> **EXERCISE DIRECTIONS**:
Gather, from the data below, each line in which the word "matplotlib" occurs.

========================

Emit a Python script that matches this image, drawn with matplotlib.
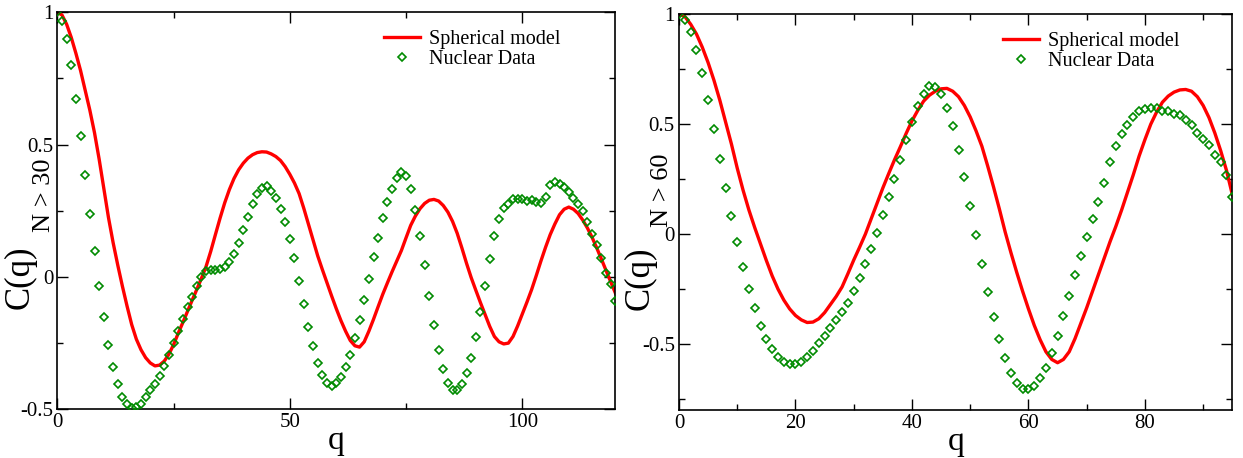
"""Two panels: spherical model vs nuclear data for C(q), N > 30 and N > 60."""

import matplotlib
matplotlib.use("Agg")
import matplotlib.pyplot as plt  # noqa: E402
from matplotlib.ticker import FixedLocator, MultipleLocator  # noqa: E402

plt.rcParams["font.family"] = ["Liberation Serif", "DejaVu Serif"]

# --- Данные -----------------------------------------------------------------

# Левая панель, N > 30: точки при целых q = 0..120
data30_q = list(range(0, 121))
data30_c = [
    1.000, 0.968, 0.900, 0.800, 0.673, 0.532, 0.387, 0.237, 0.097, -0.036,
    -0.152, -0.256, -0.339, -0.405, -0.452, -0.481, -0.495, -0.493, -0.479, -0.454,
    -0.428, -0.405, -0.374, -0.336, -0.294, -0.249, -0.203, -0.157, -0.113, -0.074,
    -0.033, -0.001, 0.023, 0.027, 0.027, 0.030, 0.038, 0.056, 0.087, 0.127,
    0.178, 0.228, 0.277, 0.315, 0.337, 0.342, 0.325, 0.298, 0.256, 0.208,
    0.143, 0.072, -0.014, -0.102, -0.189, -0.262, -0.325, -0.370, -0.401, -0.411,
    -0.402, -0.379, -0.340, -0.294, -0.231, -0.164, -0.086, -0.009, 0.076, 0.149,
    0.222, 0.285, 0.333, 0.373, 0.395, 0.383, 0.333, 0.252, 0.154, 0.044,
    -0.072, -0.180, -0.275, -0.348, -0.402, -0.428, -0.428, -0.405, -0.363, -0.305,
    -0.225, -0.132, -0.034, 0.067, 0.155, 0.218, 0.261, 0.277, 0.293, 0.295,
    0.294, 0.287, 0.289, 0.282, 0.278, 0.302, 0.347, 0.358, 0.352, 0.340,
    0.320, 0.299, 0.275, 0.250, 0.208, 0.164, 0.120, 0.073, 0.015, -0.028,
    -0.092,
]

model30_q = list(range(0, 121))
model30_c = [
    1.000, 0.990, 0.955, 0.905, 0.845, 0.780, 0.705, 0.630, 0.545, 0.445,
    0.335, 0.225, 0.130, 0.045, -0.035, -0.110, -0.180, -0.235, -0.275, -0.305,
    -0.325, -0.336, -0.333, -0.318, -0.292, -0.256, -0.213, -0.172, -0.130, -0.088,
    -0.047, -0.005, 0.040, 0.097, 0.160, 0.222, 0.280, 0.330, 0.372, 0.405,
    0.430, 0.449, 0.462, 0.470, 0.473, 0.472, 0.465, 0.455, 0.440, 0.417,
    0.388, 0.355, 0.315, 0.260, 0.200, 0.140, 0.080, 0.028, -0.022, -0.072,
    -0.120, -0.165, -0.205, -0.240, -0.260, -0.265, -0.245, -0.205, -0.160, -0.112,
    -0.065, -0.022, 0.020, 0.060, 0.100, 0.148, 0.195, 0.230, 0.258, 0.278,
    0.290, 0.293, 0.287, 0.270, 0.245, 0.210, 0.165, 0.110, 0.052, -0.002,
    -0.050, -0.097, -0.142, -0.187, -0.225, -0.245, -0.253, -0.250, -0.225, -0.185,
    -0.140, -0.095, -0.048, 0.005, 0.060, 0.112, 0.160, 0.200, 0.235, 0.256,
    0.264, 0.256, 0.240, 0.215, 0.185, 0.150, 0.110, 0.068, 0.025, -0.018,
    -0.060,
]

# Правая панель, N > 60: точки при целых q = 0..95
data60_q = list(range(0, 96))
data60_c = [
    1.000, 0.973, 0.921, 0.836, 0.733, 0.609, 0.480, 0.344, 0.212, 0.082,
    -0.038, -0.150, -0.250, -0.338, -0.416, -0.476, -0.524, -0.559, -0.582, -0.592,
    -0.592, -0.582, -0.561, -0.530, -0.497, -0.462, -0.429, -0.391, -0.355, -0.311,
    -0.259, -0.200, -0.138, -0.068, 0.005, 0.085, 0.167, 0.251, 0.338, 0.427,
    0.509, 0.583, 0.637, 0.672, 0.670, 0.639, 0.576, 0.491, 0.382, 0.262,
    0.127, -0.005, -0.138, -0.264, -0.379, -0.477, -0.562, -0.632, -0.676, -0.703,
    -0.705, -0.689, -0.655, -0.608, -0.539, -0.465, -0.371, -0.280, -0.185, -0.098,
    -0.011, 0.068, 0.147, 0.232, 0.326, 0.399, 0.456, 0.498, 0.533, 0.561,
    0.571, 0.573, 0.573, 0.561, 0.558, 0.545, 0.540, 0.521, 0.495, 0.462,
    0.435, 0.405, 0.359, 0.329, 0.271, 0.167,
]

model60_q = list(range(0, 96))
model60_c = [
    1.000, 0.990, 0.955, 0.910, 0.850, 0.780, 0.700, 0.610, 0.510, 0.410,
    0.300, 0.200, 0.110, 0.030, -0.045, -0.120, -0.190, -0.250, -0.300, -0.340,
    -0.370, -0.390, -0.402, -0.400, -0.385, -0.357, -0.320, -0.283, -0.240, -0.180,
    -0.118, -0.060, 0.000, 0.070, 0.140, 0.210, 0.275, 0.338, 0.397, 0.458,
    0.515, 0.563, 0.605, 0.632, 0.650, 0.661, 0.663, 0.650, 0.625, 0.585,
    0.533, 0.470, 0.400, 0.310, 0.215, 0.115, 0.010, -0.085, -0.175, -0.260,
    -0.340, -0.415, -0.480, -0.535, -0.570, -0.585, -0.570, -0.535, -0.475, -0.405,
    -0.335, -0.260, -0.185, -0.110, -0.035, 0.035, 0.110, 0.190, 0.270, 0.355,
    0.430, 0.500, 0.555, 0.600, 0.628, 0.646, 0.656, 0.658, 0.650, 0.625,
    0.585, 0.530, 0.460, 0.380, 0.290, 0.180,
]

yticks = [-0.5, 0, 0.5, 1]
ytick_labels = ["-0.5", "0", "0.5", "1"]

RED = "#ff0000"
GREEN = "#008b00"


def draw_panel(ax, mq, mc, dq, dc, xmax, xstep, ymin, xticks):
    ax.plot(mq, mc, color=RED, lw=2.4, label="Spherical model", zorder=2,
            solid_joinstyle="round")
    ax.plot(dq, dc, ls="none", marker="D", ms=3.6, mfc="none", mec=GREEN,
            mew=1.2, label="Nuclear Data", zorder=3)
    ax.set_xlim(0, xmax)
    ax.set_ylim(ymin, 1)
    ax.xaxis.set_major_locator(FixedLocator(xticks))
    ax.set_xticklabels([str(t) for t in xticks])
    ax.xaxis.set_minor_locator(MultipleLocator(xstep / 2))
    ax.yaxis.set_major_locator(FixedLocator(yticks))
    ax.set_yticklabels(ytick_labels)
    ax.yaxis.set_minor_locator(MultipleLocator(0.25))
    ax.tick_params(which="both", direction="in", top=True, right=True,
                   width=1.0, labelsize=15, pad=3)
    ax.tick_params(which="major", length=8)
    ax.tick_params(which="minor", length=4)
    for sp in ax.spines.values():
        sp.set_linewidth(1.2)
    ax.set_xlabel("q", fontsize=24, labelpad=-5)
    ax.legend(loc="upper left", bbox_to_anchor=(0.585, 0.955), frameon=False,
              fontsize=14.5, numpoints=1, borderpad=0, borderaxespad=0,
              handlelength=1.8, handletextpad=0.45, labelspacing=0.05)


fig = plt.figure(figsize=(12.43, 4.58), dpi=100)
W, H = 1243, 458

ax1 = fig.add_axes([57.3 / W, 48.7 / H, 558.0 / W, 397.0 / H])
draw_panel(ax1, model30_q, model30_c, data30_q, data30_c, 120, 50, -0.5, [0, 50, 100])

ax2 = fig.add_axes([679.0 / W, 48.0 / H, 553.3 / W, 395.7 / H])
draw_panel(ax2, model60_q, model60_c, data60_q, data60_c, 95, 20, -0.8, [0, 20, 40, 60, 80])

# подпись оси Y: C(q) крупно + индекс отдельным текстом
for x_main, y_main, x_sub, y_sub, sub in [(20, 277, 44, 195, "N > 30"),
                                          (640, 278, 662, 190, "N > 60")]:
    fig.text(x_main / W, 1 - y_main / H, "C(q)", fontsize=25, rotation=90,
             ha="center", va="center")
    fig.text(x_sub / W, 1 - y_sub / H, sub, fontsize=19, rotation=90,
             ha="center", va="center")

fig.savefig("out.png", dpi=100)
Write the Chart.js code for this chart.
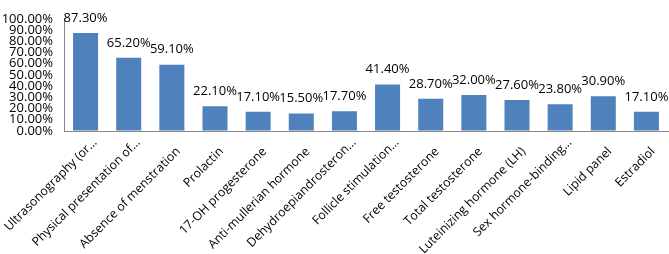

========================

> **FULL SOLUTION**:
Emit a Python script that matches this image, drawn with matplotlib.
import matplotlib
matplotlib.use("Agg")
import matplotlib.pyplot as plt  # noqa: E402
from matplotlib.ticker import FixedLocator, MultipleLocator  # noqa: E402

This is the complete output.